**Available data**
######
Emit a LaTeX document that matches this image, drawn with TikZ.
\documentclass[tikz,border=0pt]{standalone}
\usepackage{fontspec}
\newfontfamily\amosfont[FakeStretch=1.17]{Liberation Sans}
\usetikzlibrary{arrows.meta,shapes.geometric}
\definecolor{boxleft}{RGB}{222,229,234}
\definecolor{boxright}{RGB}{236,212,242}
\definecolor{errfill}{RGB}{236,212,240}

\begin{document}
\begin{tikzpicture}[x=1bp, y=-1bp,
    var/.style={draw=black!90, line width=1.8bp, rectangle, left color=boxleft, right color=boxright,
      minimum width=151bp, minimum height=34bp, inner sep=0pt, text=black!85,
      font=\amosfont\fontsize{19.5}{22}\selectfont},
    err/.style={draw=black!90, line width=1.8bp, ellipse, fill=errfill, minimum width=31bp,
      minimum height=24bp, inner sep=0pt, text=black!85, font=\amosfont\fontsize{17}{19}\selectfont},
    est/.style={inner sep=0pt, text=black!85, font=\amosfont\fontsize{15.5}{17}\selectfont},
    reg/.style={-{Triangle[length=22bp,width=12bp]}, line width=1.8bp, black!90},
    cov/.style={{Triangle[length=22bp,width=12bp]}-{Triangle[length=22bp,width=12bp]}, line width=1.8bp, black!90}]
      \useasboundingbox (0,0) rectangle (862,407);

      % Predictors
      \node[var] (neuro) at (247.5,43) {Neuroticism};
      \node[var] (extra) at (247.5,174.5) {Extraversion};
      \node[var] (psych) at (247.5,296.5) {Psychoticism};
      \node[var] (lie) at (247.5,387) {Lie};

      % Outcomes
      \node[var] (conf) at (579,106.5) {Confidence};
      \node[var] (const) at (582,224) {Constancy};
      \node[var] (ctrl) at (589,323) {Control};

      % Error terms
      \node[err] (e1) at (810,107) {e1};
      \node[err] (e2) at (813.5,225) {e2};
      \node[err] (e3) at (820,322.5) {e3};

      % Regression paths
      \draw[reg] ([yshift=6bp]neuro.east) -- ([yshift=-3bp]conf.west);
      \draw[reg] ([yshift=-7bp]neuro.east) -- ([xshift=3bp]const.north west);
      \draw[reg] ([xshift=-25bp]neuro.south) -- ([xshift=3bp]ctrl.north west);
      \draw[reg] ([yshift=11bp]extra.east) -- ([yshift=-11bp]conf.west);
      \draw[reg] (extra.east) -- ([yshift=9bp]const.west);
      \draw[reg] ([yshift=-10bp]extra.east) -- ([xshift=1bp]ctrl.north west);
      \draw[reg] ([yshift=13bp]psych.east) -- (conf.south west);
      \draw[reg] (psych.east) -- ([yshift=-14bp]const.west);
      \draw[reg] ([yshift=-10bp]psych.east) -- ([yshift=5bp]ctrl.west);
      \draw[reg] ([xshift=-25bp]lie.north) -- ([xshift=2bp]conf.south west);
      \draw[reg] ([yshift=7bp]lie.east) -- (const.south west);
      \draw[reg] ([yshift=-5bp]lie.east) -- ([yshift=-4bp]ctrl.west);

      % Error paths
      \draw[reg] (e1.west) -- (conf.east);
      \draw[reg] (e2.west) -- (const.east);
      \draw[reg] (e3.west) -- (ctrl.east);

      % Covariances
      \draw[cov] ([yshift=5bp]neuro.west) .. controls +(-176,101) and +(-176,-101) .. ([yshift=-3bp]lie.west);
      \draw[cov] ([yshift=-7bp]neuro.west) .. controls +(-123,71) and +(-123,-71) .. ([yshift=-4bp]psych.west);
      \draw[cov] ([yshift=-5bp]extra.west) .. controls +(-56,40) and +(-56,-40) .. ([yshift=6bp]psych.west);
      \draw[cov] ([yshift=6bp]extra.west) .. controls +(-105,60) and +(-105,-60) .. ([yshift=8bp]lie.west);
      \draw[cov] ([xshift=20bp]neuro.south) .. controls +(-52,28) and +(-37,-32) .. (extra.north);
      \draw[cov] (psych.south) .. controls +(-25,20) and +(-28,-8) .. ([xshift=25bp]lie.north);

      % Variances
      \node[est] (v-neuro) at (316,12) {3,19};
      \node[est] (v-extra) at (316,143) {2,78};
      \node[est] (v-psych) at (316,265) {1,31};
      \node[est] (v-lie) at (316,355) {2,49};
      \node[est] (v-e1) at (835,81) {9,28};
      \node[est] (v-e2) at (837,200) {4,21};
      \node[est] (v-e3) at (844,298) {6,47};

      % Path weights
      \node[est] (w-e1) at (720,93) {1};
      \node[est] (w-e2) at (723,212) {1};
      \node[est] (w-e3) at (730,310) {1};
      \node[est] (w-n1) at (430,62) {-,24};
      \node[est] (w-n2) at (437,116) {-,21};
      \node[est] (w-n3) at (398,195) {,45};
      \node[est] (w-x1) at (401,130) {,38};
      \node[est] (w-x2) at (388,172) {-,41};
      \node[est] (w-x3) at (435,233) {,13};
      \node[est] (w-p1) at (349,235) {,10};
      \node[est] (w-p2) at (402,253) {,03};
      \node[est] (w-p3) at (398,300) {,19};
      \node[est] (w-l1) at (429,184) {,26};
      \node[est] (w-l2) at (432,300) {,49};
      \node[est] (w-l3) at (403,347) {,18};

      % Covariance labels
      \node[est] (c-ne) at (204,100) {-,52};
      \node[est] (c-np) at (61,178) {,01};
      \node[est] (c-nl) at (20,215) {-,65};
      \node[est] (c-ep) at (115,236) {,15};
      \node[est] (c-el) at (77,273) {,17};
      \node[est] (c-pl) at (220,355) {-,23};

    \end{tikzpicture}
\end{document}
######
Extract each line of the listing above, copying it word for word.

**Problem solution**
Emit a LaTeX document that matches this image, drawn with TikZ.
\documentclass[tikz,border=0pt]{standalone}
\usepackage{fontspec}
\newfontfamily\amosfont[FakeStretch=1.17]{Liberation Sans}
\usetikzlibrary{arrows.meta,shapes.geometric}
\definecolor{boxleft}{RGB}{222,229,234}
\definecolor{boxright}{RGB}{236,212,242}
\definecolor{errfill}{RGB}{236,212,240}

\begin{document}
\begin{tikzpicture}[x=1bp, y=-1bp,
    var/.style={draw=black!90, line width=1.8bp, rectangle, left color=boxleft, right color=boxright,
      minimum width=151bp, minimum height=34bp, inner sep=0pt, text=black!85,
      font=\amosfont\fontsize{19.5}{22}\selectfont},
    err/.style={draw=black!90, line width=1.8bp, ellipse, fill=errfill, minimum width=31bp,
      minimum height=24bp, inner sep=0pt, text=black!85, font=\amosfont\fontsize{17}{19}\selectfont},
    est/.style={inner sep=0pt, text=black!85, font=\amosfont\fontsize{15.5}{17}\selectfont},
    reg/.style={-{Triangle[length=22bp,width=12bp]}, line width=1.8bp, black!90},
    cov/.style={{Triangle[length=22bp,width=12bp]}-{Triangle[length=22bp,width=12bp]}, line width=1.8bp, black!90}]
      \useasboundingbox (0,0) rectangle (862,407);

      % Predictors
      \node[var] (neuro) at (247.5,43) {Neuroticism};
      \node[var] (extra) at (247.5,174.5) {Extraversion};
      \node[var] (psych) at (247.5,296.5) {Psychoticism};
      \node[var] (lie) at (247.5,387) {Lie};

      % Outcomes
      \node[var] (conf) at (579,106.5) {Confidence};
      \node[var] (const) at (582,224) {Constancy};
      \node[var] (ctrl) at (589,323) {Control};

      % Error terms
      \node[err] (e1) at (810,107) {e1};
      \node[err] (e2) at (813.5,225) {e2};
      \node[err] (e3) at (820,322.5) {e3};

      % Regression paths
      \draw[reg] ([yshift=6bp]neuro.east) -- ([yshift=-3bp]conf.west);
      \draw[reg] ([yshift=-7bp]neuro.east) -- ([xshift=3bp]const.north west);
      \draw[reg] ([xshift=-25bp]neuro.south) -- ([xshift=3bp]ctrl.north west);
      \draw[reg] ([yshift=11bp]extra.east) -- ([yshift=-11bp]conf.west);
      \draw[reg] (extra.east) -- ([yshift=9bp]const.west);
      \draw[reg] ([yshift=-10bp]extra.east) -- ([xshift=1bp]ctrl.north west);
      \draw[reg] ([yshift=13bp]psych.east) -- (conf.south west);
      \draw[reg] (psych.east) -- ([yshift=-14bp]const.west);
      \draw[reg] ([yshift=-10bp]psych.east) -- ([yshift=5bp]ctrl.west);
      \draw[reg] ([xshift=-25bp]lie.north) -- ([xshift=2bp]conf.south west);
      \draw[reg] ([yshift=7bp]lie.east) -- (const.south west);
      \draw[reg] ([yshift=-5bp]lie.east) -- ([yshift=-4bp]ctrl.west);

      % Error paths
      \draw[reg] (e1.west) -- (conf.east);
      \draw[reg] (e2.west) -- (const.east);
      \draw[reg] (e3.west) -- (ctrl.east);

      % Covariances
      \draw[cov] ([yshift=5bp]neuro.west) .. controls +(-176,101) and +(-176,-101) .. ([yshift=-3bp]lie.west);
      \draw[cov] ([yshift=-7bp]neuro.west) .. controls +(-123,71) and +(-123,-71) .. ([yshift=-4bp]psych.west);
      \draw[cov] ([yshift=-5bp]extra.west) .. controls +(-56,40) and +(-56,-40) .. ([yshift=6bp]psych.west);
      \draw[cov] ([yshift=6bp]extra.west) .. controls +(-105,60) and +(-105,-60) .. ([yshift=8bp]lie.west);
      \draw[cov] ([xshift=20bp]neuro.south) .. controls +(-52,28) and +(-37,-32) .. (extra.north);
      \draw[cov] (psych.south) .. controls +(-25,20) and +(-28,-8) .. ([xshift=25bp]lie.north);

      % Variances
      \node[est] (v-neuro) at (316,12) {3,19};
      \node[est] (v-extra) at (316,143) {2,78};
      \node[est] (v-psych) at (316,265) {1,31};
      \node[est] (v-lie) at (316,355) {2,49};
      \node[est] (v-e1) at (835,81) {9,28};
      \node[est] (v-e2) at (837,200) {4,21};
      \node[est] (v-e3) at (844,298) {6,47};

      % Path weights
      \node[est] (w-e1) at (720,93) {1};
      \node[est] (w-e2) at (723,212) {1};
      \node[est] (w-e3) at (730,310) {1};
      \node[est] (w-n1) at (430,62) {-,24};
      \node[est] (w-n2) at (437,116) {-,21};
      \node[est] (w-n3) at (398,195) {,45};
      \node[est] (w-x1) at (401,130) {,38};
      \node[est] (w-x2) at (388,172) {-,41};
      \node[est] (w-x3) at (435,233) {,13};
      \node[est] (w-p1) at (349,235) {,10};
      \node[est] (w-p2) at (402,253) {,03};
      \node[est] (w-p3) at (398,300) {,19};
      \node[est] (w-l1) at (429,184) {,26};
      \node[est] (w-l2) at (432,300) {,49};
      \node[est] (w-l3) at (403,347) {,18};

      % Covariance labels
      \node[est] (c-ne) at (204,100) {-,52};
      \node[est] (c-np) at (61,178) {,01};
      \node[est] (c-nl) at (20,215) {-,65};
      \node[est] (c-ep) at (115,236) {,15};
      \node[est] (c-el) at (77,273) {,17};
      \node[est] (c-pl) at (220,355) {-,23};

    \end{tikzpicture}
\end{document}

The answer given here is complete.